RECORDED INFORMATION:
——

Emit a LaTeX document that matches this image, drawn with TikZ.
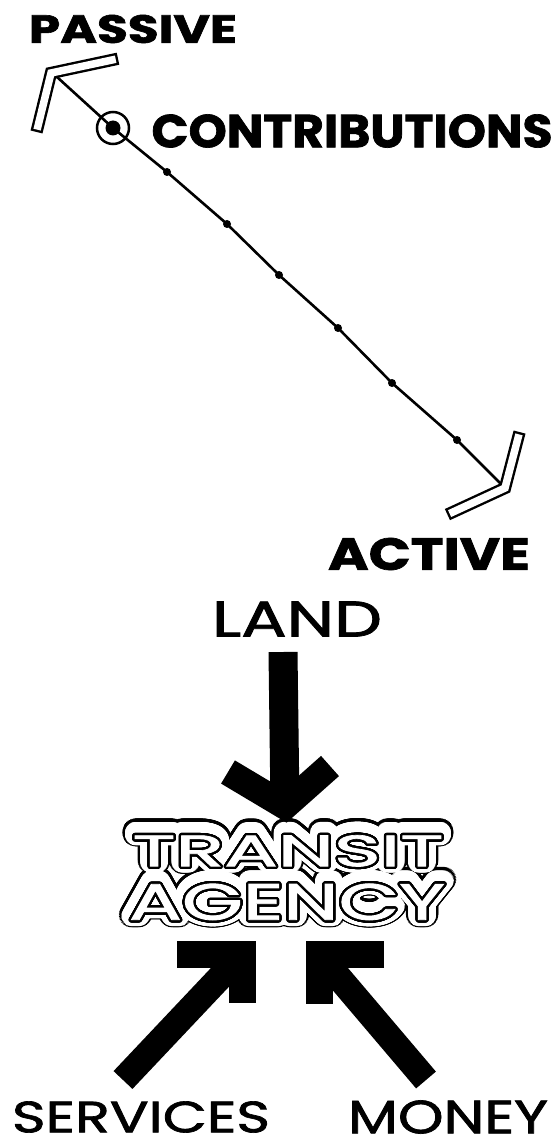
\documentclass[tikz,border=0pt]{standalone}
\usepackage{fontspec}
\setmainfont{Poppins}
\newfontfamily\heavyfont{Poppins}[BoldFeatures={FakeBold=1.5}]
\newfontfamily\midfont{Poppins}[FakeBold=1.5]
\usepackage{graphicx}
\usepackage{contour}
\usetikzlibrary{positioning}
\contournumber{48}
\newlength{\pxlen}
\setlength{\pxlen}{0.02cm}
\newcommand{\wordbox}[3]{\resizebox{#1\pxlen}{#2\pxlen}{#3}}
\newcommand{\bubbleword}[4]{{\contourlength{#1\pxlen}\color{#3}\contour{#2}{#4}}}

\begin{document}
\begin{tikzpicture}[x=0.02cm, y=-0.02cm,
  word/.style={inner sep=0pt, font=\midfont},
  heavy/.style={inner sep=0pt, font=\heavyfont\bfseries},
  notch/.style={circle, fill=black, inner sep=0pt, minimum size=8\pxlen},
  marker/.style={circle, fill=black, inner sep=0pt, minimum size=15\pxlen},
  ring/.style={circle, draw=black, line width=2.5\pxlen, inner sep=0pt, minimum size=32\pxlen},
  scaleline/.style={line width=2.6\pxlen, line join=round, line cap=round},
  bracket/.style={draw=black, line width=2.4\pxlen, double=white, double distance=7.5\pxlen, line cap=rect, line join=miter},
  fat/.style={line width=26\pxlen},
  fathead/.style={line width=27\pxlen, line join=miter}
]
\path[use as bounding box, fill=white] (0,0) rectangle (558,1142);

% passive -- active scale
\node[heavy] (passive) at (133,29) {\wordbox{208}{28}{PASSIVE}};
\node[heavy] (active) at (429,554) {\wordbox{202}{32}{ACTIVE}};
\coordinate (passtip) at (57,77);
\coordinate (acttip) at (500,483);
\node[marker] (contribpt) at (113,128) {};
\node[ring] (contribring) at (contribpt) {};
\node[heavy] (contrib) at (352,131) {\wordbox{401}{33}{CONTRIBUTIONS}};
\foreach \x/\y [count=\i] in {167/172, 227/224, 279/275, 338/328, 392/383, 457/440}
  \node[notch] (n\i) at (\x,\y) {};
\draw[scaleline] (passtip) -- (contribpt.center) -- (n1.center) -- (n2.center) -- (n3.center)
  -- (n4.center) -- (n5.center) -- (n6.center) -- (acttip);
\coordinate (passup) at (112,60);
\coordinate (passjoint) at (51,73);
\coordinate (passlow) at (38,126);
\draw[bracket] (passup) -- (passjoint) -- (passlow);
\coordinate (actup) at (518,438);
\coordinate (actjoint) at (505,488);
\coordinate (actlow) at (453,512);
\draw[bracket] (actup) -- (actjoint) -- (actlow);

% transit agency
\foreach \len/\ring/\ink [count=\i] in {12/black/black, 9.6/white/white, 2.3/black/white} {
  \node[word] (transit\i) at (288,852) {\bubbleword{\len}{\ring}{\ink}{\wordbox{311}{31}{TRANSIT}}};
  \node[word] (agency\i) at (287,903) {\bubbleword{\len}{\ring}{\ink}{\wordbox{316}{36}{AGENCY}}};
}

% land
\node[word] (land) at (297,619) {\wordbox{170}{35}{LAND}};
\coordinate (landtail) at (283,652);
\coordinate (landjoint) at (285,806);
\coordinate (landwl) at (228,772);
\coordinate (landwr) at (330,766);
\draw[fat, line width=29\pxlen] (landtail) -- (landjoint);
\draw[fathead] (landwl) -- (landjoint) -- (landwr);

% services and money
\node[word] (services) at (141,1117) {\wordbox{258}{31}{SERVICES}};
\coordinate (servtail) at (123,1080);
\coordinate (servjoint) at (242,954);
\coordinate (servwl) at (177,954);
\coordinate (servwb) at (242,1003);
\draw[fat] (servtail) -- (servjoint);
\draw[fathead] (servwl) -- (servjoint) -- (servwb);
\node[word] (money) at (448,1117) {\wordbox{200}{33}{MONEY}};
\coordinate (moneytail) at (426,1080);
\coordinate (moneyjoint) at (319,954);
\coordinate (moneywr) at (384,954);
\coordinate (moneywb) at (319,1004);
\draw[fat] (moneytail) -- (moneyjoint);
\draw[fathead] (moneywr) -- (moneyjoint) -- (moneywb);
\end{tikzpicture}
\end{document}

——

WHAT YOU ARE ASKED TO DO: Begin at the first line of the material and copy each line exactly through the one containing "(0,0) rectangle (558,1142);". Omit pictures.

TASK RESULT:
Emit a LaTeX document that matches this image, drawn with TikZ.
\documentclass[tikz,border=0pt]{standalone}
\usepackage{fontspec}
\setmainfont{Poppins}
\newfontfamily\heavyfont{Poppins}[BoldFeatures={FakeBold=1.5}]
\newfontfamily\midfont{Poppins}[FakeBold=1.5]
\usepackage{graphicx}
\usepackage{contour}
\usetikzlibrary{positioning}
\contournumber{48}
\newlength{\pxlen}
\setlength{\pxlen}{0.02cm}
\newcommand{\wordbox}[3]{\resizebox{#1\pxlen}{#2\pxlen}{#3}}
\newcommand{\bubbleword}[4]{{\contourlength{#1\pxlen}\color{#3}\contour{#2}{#4}}}

\begin{document}
\begin{tikzpicture}[x=0.02cm, y=-0.02cm,
  word/.style={inner sep=0pt, font=\midfont},
  heavy/.style={inner sep=0pt, font=\heavyfont\bfseries},
  notch/.style={circle, fill=black, inner sep=0pt, minimum size=8\pxlen},
  marker/.style={circle, fill=black, inner sep=0pt, minimum size=15\pxlen},
  ring/.style={circle, draw=black, line width=2.5\pxlen, inner sep=0pt, minimum size=32\pxlen},
  scaleline/.style={line width=2.6\pxlen, line join=round, line cap=round},
  bracket/.style={draw=black, line width=2.4\pxlen, double=white, double distance=7.5\pxlen, line cap=rect, line join=miter},
  fat/.style={line width=26\pxlen},
  fathead/.style={line width=27\pxlen, line join=miter}
]
\path[use as bounding box, fill=white] (0,0) rectangle (558,1142);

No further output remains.